Abacus: A Cost-Based Optimizer for Semantic Operator Systems

LLMs enable an exciting new class of data processing applications over large collections of unstructured documents. Several new programming frameworks have enabled developers to build these applications by composing them out of semantic operators: a declarative set of AI-powered data transformations with natural language specifications. These include LLM-powered maps, filters, joins, etc. used for document processing tasks such as information extraction, summarization, and more. While systems of semantic operators have achieved strong performance on benchmarks, they can be difficult to optimize. An optimizer for this setting must determine how to physically implement each semantic operator in a way that optimizes the system globally. Existing optimizers are limited in the number of optimizations they can apply, and most (if not all) cannot optimize system quality, cost, or latency subject to constraint(s) on the other dimensions. In this paper we present Abacus, an extensible, cost-based optimizer which searches for the best implementation of a semantic operator system given a (possibly constrained) optimization objective. Abacus estimates operator performance by leveraging a minimal set of validation examples, prior beliefs about operator performance, and/or an LLM judge. We evaluate Abacus on document processing workloads in the biomedical and legal domains (BioDEX; CUAD) and multi-modal question answering (MMQA). We demonstrate that, on-average, systems optimized by Abacus achieve 6.7%-39.4% better quality and are 10.8x cheaper and 3.4x faster than the next best system.
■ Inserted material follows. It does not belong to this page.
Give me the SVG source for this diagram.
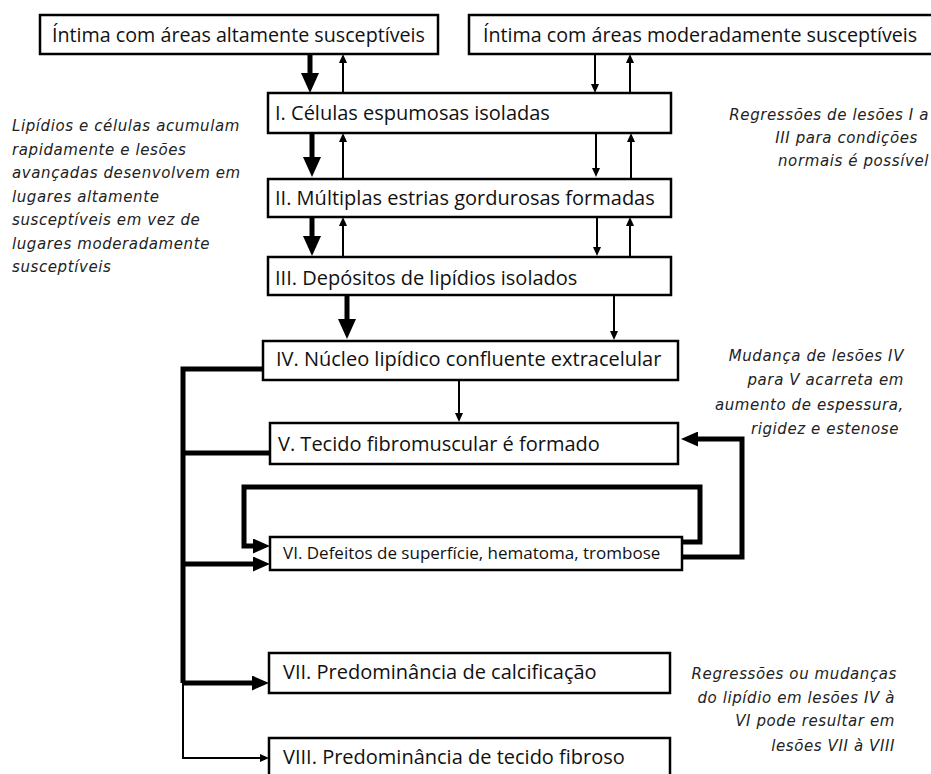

翻译：大型语言模型（LLM）为处理大规模非结构化文档集合开启了一类令人兴奋的新型数据处理应用。多个新兴编程框架使开发者能够通过组合语义算子来构建此类应用：这是一组声明式的、由人工智能驱动的数据转换操作，其规范使用自然语言描述。这些算子包括用于文档处理任务（如信息提取、摘要等）的LLM驱动的映射、过滤、连接等操作。尽管语义算子系统在基准测试中已展现出强大的性能，但其优化过程可能颇具挑战。针对此场景的优化器必须确定如何以物理方式实现每个语义算子，从而在全局范围内优化整个系统。现有优化器所能应用的优化手段有限，且大多数（若非全部）无法在给定其他维度约束条件的情况下，对系统质量、代价或延迟进行优化。本文提出Abacus，一个可扩展的、基于代价的优化器，它能够在给定（可能带约束的）优化目标下，搜索语义算子系统的最佳实现方案。Abacus通过利用一组最简验证示例、关于算子性能的先验信念和/或一个LLM评判器来估计算子性能。我们在生物医学与法律领域的文档处理任务（BioDEX；CUAD）以及多模态问答（MMQA）上对Abacus进行评估。实验表明，经Abacus优化的系统平均而言，其质量比次优系统高出6.7%–39.4%，同时代价降低10.8倍，速度提升3.4倍。